HONG KONG: Students occupying the area outside Hong Kong's government headquarters agreed Sunday to remove some barricades that have blocked the building's entrance during weeklong pro-democracy protests, as police warned of taking "all necessary measures" to clear the streets by the beginning of the work week.
Television footage from the scene showed a protest representative shaking hands with a police officer, but it was not immediately clear whether all the students had decided to withdraw. The move appeared to be part of a strategy to regroup in another part of town.
Across the harbor in Hong Kong's Mong Kok district, protesters were divided about whether to stay put or decamp to the city's Admiralty section, the main protest site.
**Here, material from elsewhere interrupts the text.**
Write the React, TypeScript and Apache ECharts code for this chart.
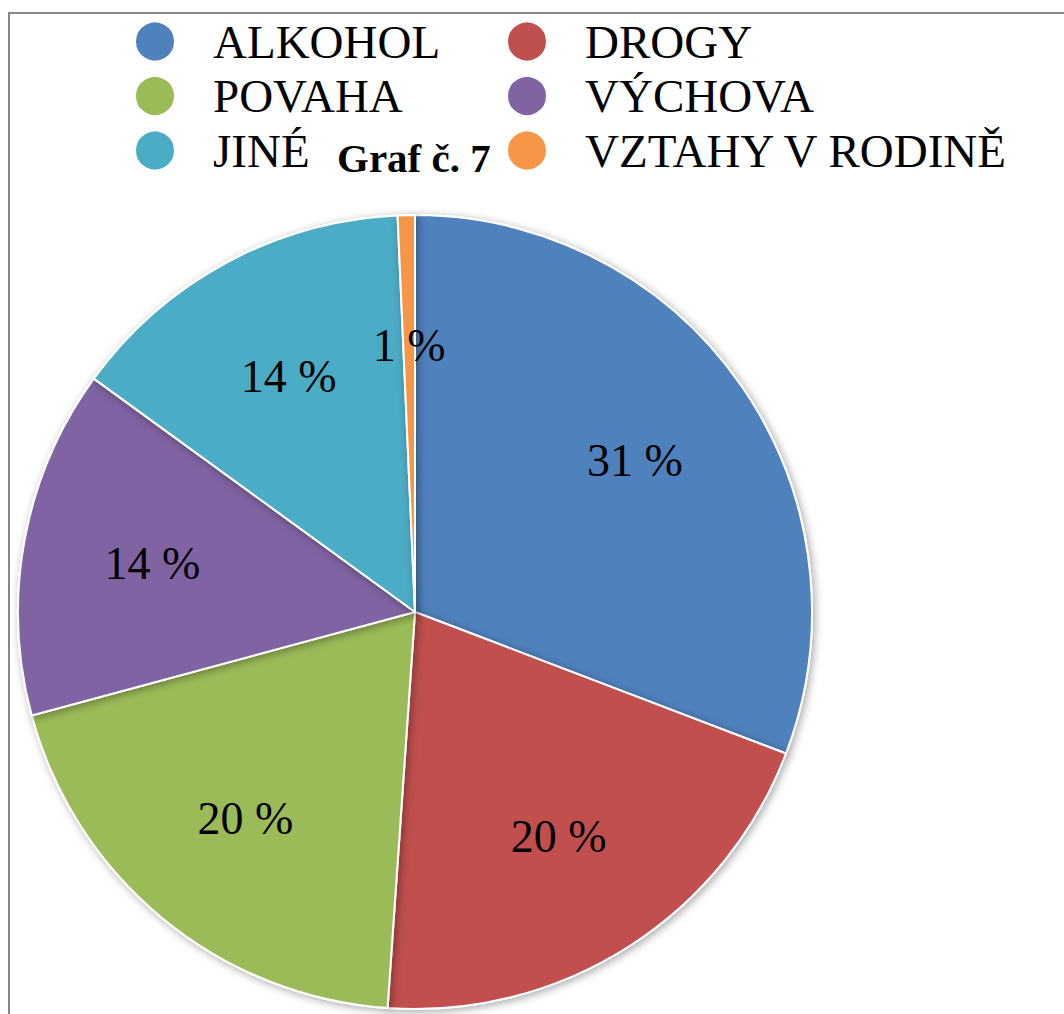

Tens of thousands of people, many of them students, have poured into the streets of the semi-autonomous city over the past week to peacefully protest China's restrictions on the first-ever direct election for Hong Kong's top leader, promised by Beijing for 2017. But with the standoff between the protesters and the government in its eighth day, tempers were flaring and patience was waning among residents who oppose the occupation of the streets and the disruption it has brought.
Police armed with pepper spray and batons clashed with pro-democracy protesters overnight, after officials said they intended to have key streets open for schools and offices by Monday morning. Large crowds of protesters scuffled with police in the blue-collar Mong Kok district in Kowloon, a flash point that has seen violent clashes between pro-democracy student protesters and their antagonists over the weekend.